**Given problem**
Leave out the pictures; transcribe all else exactly.

**Dataset content**

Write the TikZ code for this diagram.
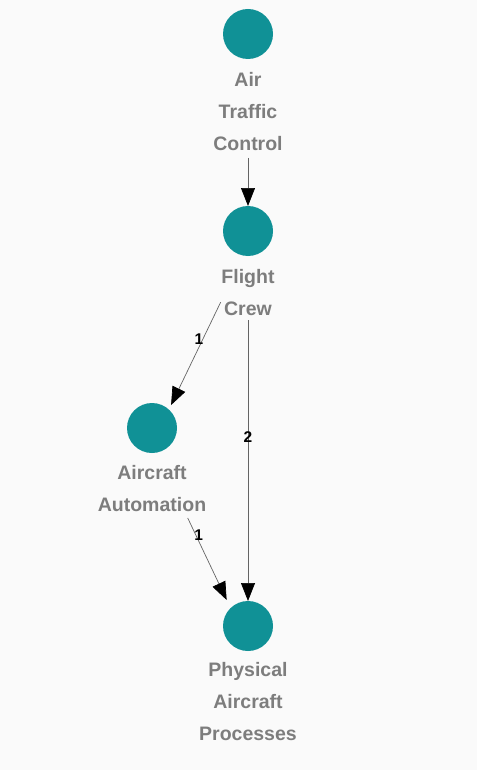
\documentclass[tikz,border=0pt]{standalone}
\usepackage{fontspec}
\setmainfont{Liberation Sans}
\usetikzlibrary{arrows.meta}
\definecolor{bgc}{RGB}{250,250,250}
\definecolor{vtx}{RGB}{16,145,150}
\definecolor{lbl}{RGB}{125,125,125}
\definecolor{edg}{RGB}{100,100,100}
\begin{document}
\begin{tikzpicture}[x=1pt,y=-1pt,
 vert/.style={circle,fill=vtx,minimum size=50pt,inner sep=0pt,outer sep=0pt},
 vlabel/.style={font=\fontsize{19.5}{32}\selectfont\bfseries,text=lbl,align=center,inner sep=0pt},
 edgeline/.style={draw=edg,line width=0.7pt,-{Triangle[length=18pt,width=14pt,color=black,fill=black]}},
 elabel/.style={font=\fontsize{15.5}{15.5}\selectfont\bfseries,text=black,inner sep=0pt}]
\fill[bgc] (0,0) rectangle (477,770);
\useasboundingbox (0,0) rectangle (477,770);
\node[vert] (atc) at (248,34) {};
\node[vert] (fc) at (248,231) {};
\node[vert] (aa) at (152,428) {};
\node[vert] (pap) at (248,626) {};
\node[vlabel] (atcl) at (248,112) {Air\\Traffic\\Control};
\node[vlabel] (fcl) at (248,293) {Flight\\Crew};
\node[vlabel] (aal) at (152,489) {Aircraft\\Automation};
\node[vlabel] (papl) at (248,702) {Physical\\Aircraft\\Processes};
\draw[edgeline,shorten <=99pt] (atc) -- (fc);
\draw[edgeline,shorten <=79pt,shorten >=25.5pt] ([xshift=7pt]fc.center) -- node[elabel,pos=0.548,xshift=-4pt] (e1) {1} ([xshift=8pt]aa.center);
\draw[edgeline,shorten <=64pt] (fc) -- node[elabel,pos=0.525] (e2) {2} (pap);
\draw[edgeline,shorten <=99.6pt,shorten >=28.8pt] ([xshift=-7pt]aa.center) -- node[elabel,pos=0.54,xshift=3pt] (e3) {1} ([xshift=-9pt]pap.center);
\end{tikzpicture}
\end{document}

**Result**
Write the TikZ code for this diagram.
\documentclass[tikz,border=0pt]{standalone}
\usepackage{fontspec}
\setmainfont{Liberation Sans}
\usetikzlibrary{arrows.meta}
\definecolor{bgc}{RGB}{250,250,250}
\definecolor{vtx}{RGB}{16,145,150}
\definecolor{lbl}{RGB}{125,125,125}
\definecolor{edg}{RGB}{100,100,100}
\begin{document}
\begin{tikzpicture}[x=1pt,y=-1pt,
 vert/.style={circle,fill=vtx,minimum size=50pt,inner sep=0pt,outer sep=0pt},
 vlabel/.style={font=\fontsize{19.5}{32}\selectfont\bfseries,text=lbl,align=center,inner sep=0pt},
 edgeline/.style={draw=edg,line width=0.7pt,-{Triangle[length=18pt,width=14pt,color=black,fill=black]}},
 elabel/.style={font=\fontsize{15.5}{15.5}\selectfont\bfseries,text=black,inner sep=0pt}]
\fill[bgc] (0,0) rectangle (477,770);
\useasboundingbox (0,0) rectangle (477,770);
\node[vert] (atc) at (248,34) {};
\node[vert] (fc) at (248,231) {};
\node[vert] (aa) at (152,428) {};
\node[vert] (pap) at (248,626) {};
\node[vlabel] (atcl) at (248,112) {Air\\Traffic\\Control};
\node[vlabel] (fcl) at (248,293) {Flight\\Crew};
\node[vlabel] (aal) at (152,489) {Aircraft\\Automation};
\node[vlabel] (papl) at (248,702) {Physical\\Aircraft\\Processes};
\draw[edgeline,shorten <=99pt] (atc) -- (fc);
\draw[edgeline,shorten <=79pt,shorten >=25.5pt] ([xshift=7pt]fc.center) -- node[elabel,pos=0.548,xshift=-4pt] (e1) {1} ([xshift=8pt]aa.center);
\draw[edgeline,shorten <=64pt] (fc) -- node[elabel,pos=0.525] (e2) {2} (pap);
\draw[edgeline,shorten <=99.6pt,shorten >=28.8pt] ([xshift=-7pt]aa.center) -- node[elabel,pos=0.54,xshift=3pt] (e3) {1} ([xshift=-9pt]pap.center);
\end{tikzpicture}
\end{document}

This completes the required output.